OK - great - can we do anything with the months to try to bring this trend out further?

They say you spend most of your time in data science work cleaning your data. It is no different in science. Getting good, well understood, data often feels like 80% of the battle getting to a good result.

Here, first, we need the `DATE` column to be a data object that we can manipulate as a date.

In [None]:
df.dtypes

It is basically a string here (and `object`). We want to change it to a date. This is pretty common, so `pandas` has a function to help us. But there are lots of ways to accomplish this.

In [None]:
df['DATE'] = pd.to_datetime(df['DATE'])
df.dtypes

Now we can do things like asking for summaries as a function of year, month, and even day. We do this by creating a new column that splits the components of the date out:

In [None]:
df['year'] = df['DATE'].apply(lambda x: x.year)
df['month'] = df['DATE'].apply(lambda x: x.month)
df['day'] = df['DATE'].apply(lambda x: x.day)
df

Now we can take all the measurements for a year and sum them, and then get a yearly rainfall report:

In [None]:
by_year = df.groupby('year')['PRCP'].sum()
by_year

And make a plot of it

In [None]:
by_year.plot.bar()

## Seaborn

Just to give you a quick example of some of the crazy visualizations you can do, lets look at the rain fall by month.

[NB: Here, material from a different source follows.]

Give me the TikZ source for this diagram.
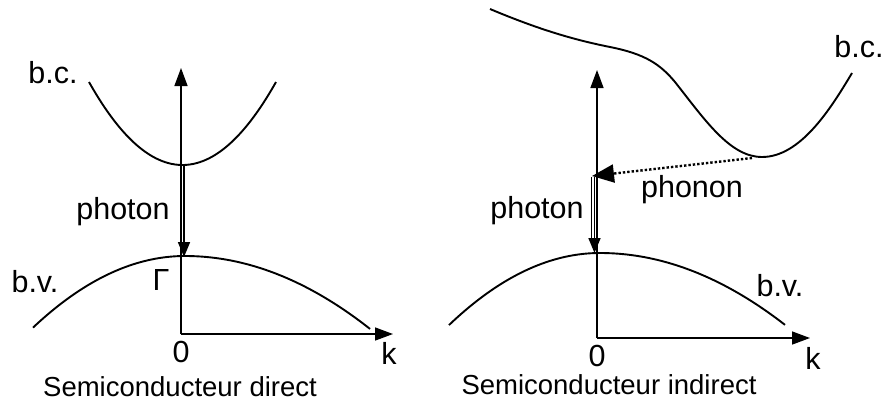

We'll use a very nice, and very opinionated, plot library called `seaborn`.

In [None]:
!pip install seaborn

Lets make a plot of accumulation per month, with the years on top of each other so we can see the general trend.

1. Group the data by month and year - so we get a sum for each one.
   * We have to `reset_index` here because otherwise we get a crash - `pandas` tries to be clever and `seaborn` can't deal with it being clever.
1. Use `seaborn` to make a nice plot of the data for each year, but on an axis that is the month.

In [None]:
import seaborn as sns
by_month = df.groupby(['year', 'month'])['PRCP'].sum().reset_index()
sns.relplot(x='month', y='PRCP', data=by_month, hue="year", kind="line")